What is the one event in history that has hindered the advancement of knowledge? The greatest blow to knowledge has been the rise of Christianity. Christianity changed focus from logical goals, such as politics, science, and security of an empire, to a mythological heaven, where people focused on the afterlife, with less care to the immediate life. This new philosophical outlook laid the foundation for Rome’s decline. Christianity ignored Roman technology, lost Roman inventions, persecuted scientists, and today challenges scientific breakthroughs.
In the days of Rome, new technologies abounded. Roman cartographers had mapped most of the eastern hemisphere, enabling Roman merchants to consistently trade with Sri Lanka and eastern Africa. Few things are as important as a transportation system and Rome was no different with its extensive network of maintained roads. Ungrateful to “pagan” technology, Christian bishops overused the roads without paying road tolls, essential for maintenance. Thus, these roads, which were more advanced than our modern roads, fell into disrepair. Roman technology declined as Christianity rose.

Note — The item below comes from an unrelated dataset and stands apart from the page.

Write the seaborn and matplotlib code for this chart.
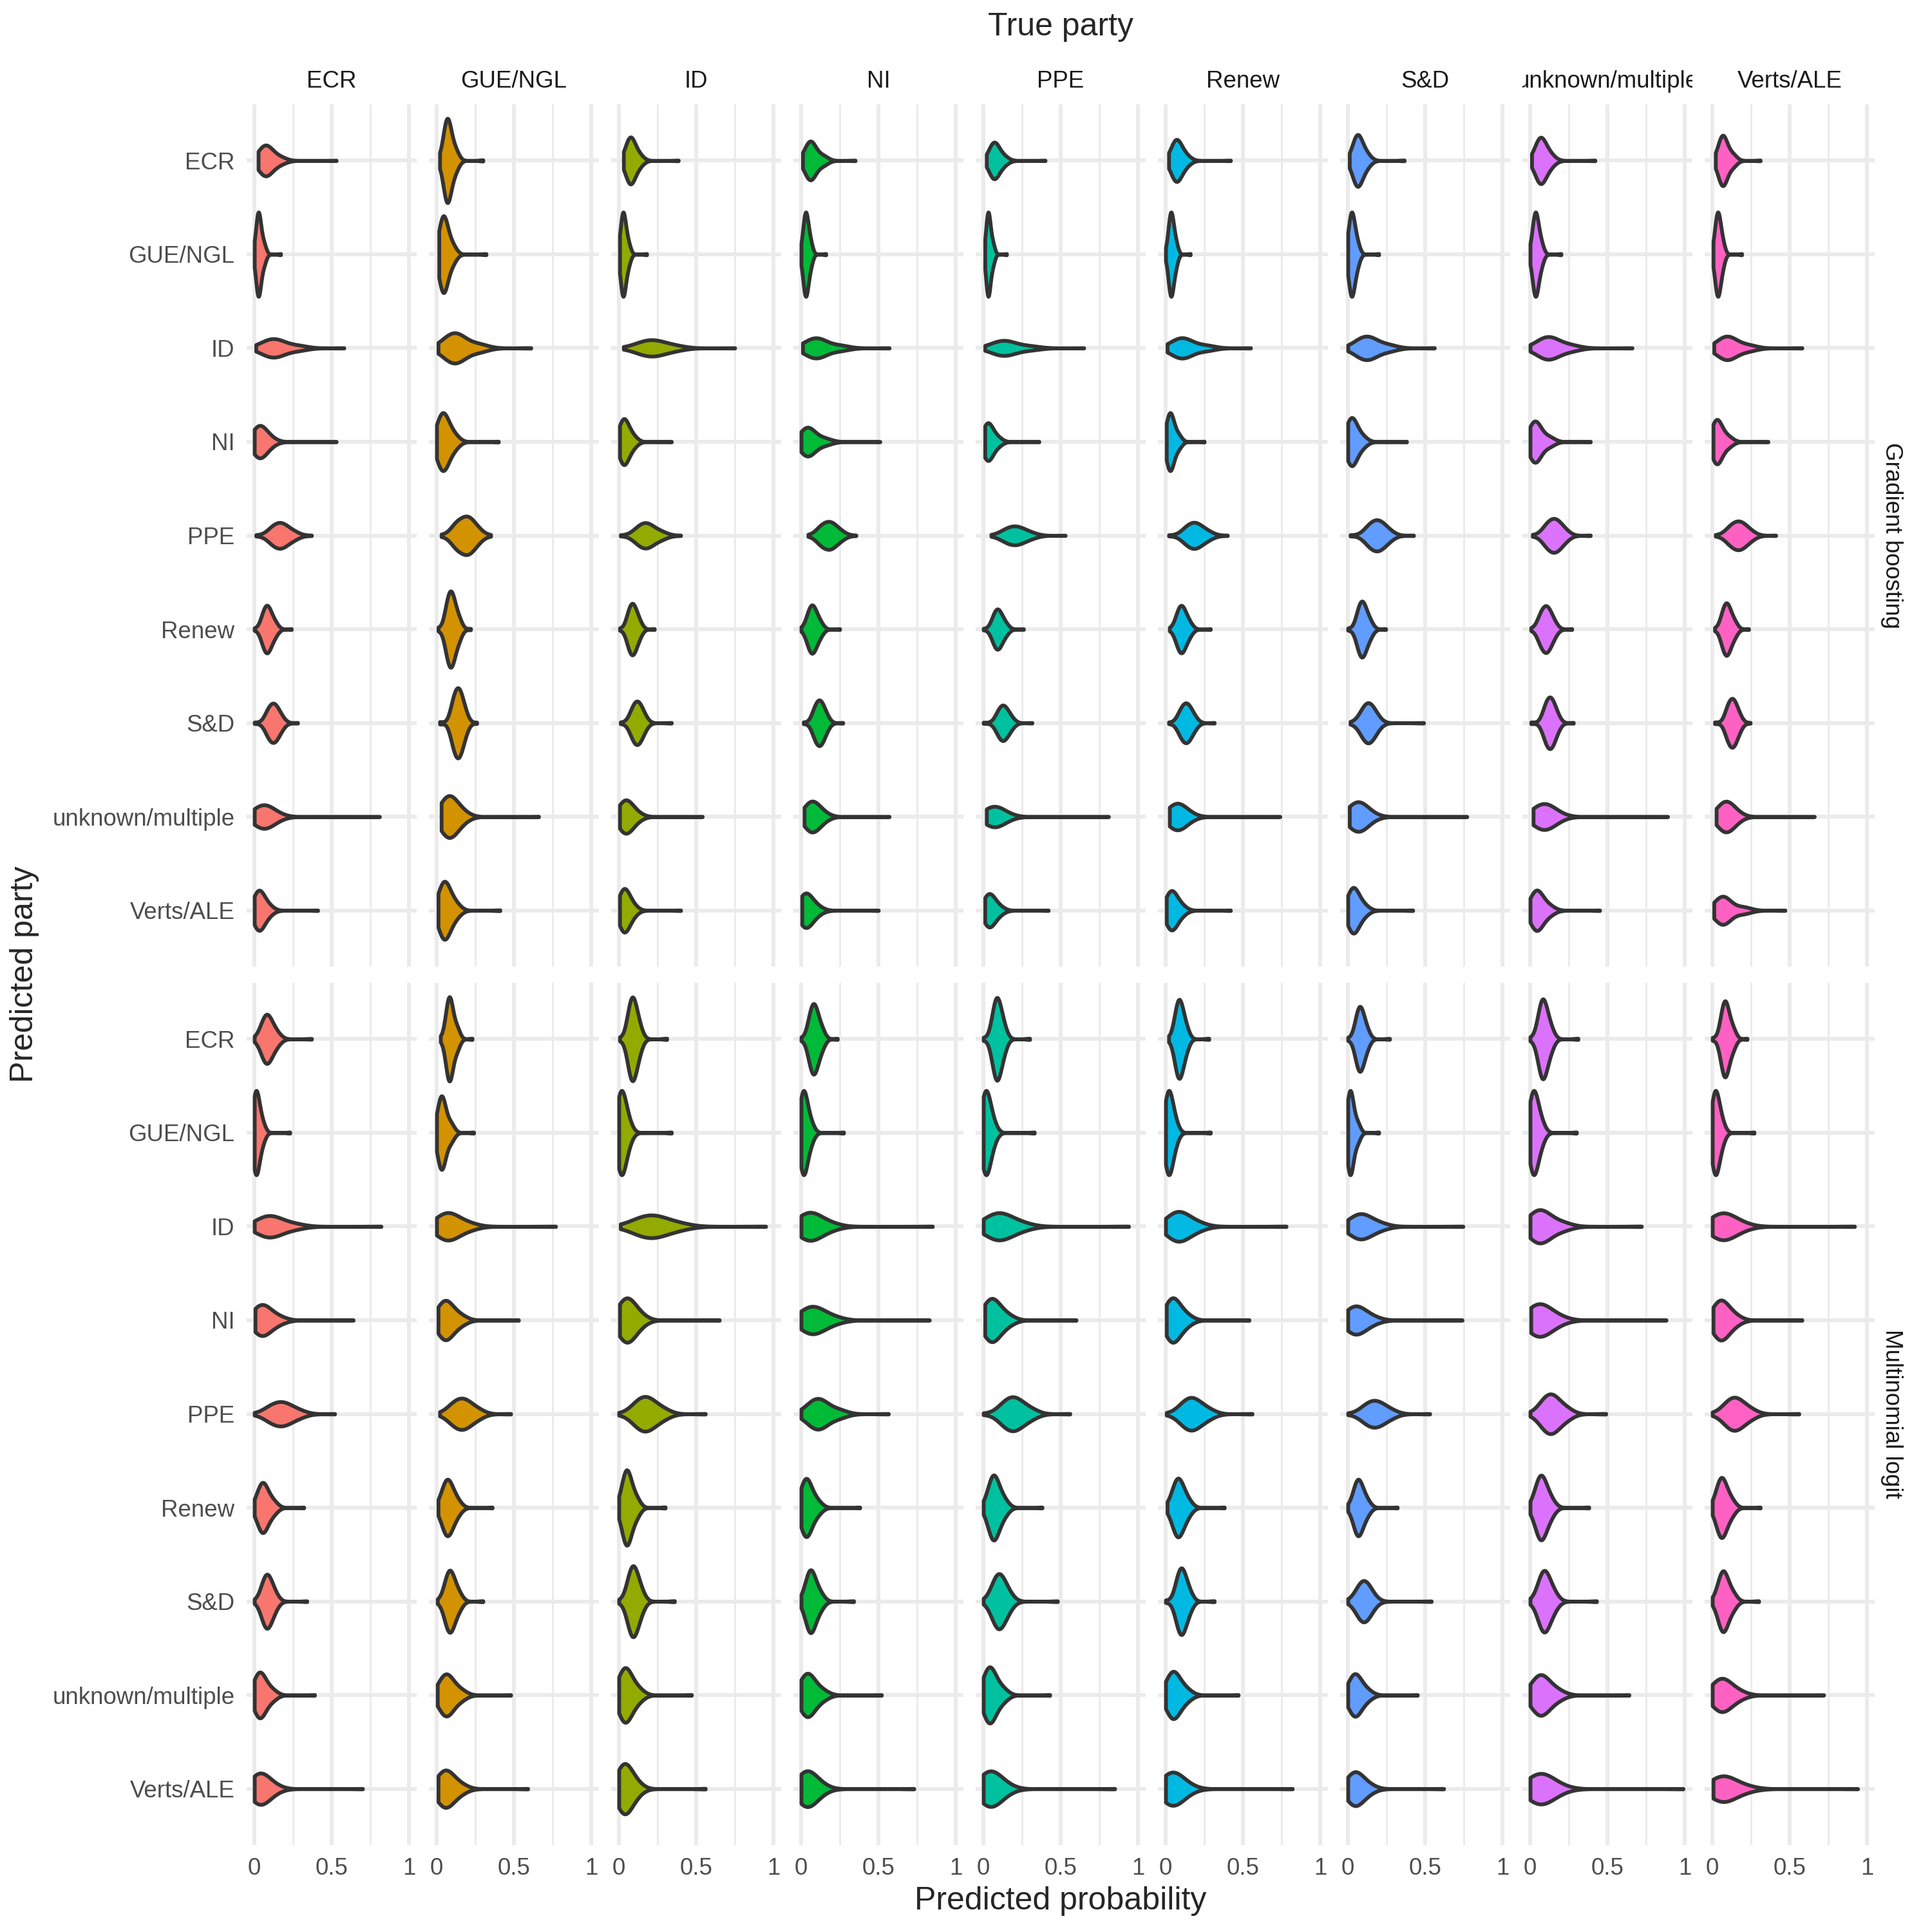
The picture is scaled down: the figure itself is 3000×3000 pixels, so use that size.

New inventions were rapidly appearing in Rome. Using Archimedes’s screw, Romans had improved the wine press; the printing press should have followed. However, the printing press was not invented until 1440 because Christianity did not advance Archimedes’s technology. Despite its invention, the Church regulated printing because it undermined their power. Sewage systems and flush toilets existed two millennia ago in the heart of the Roman Empire. On the other hand, medieval European cities had no sewage system. Moreover, the modern toilet was not reinvented and mass-produced until the eighteenth century. When Rome fell, so did the number of inventions.
Throughout history, Christianity has pressured, threatened, and persecuted scientists. Copernicus remained quiet, until shortly before his death, about his theory that the sun was the center of the solar system, yet Catholics could not resist slandering him in his epitaph. Christians, including Protestants, fiercely censored Galileo, a Christian with the first evidence supporting Copernicus’s theory, for his “atheistic” findings. Many Christians disagreed with Newton’s theories because they supposedly changed God’s direct action on human lives to material mechanism. Numerous scientists either faced persecution or waited until their dying moments to come public due to fear of persecution.
To this day, Christianity has wielded its influence upon science. In the 17th century, Protestants opposed quinine, malaria medication; in the 18th century, Catholics objected to smallpox vaccination; in the 19th century, Christianity questioned the usage of anesthetic. Today, sects of Christianity remain against blood transfusions and organ transplants. From its rise to power until contemporary times, Christianity has preferred superstition over knowledge.
Apart from actions, Christianity has openly spoken against science. “There is another form of temptation, even more fraught with danger. This is the disease of curiousity…It is this which drives us to try to discover the secrets of nature, those secrets beyond our understanding which can avail us nothing which man should not wish to learn.” – St. Augustine. Where would we be today if Christianity had not risen to persecute, then bully, science?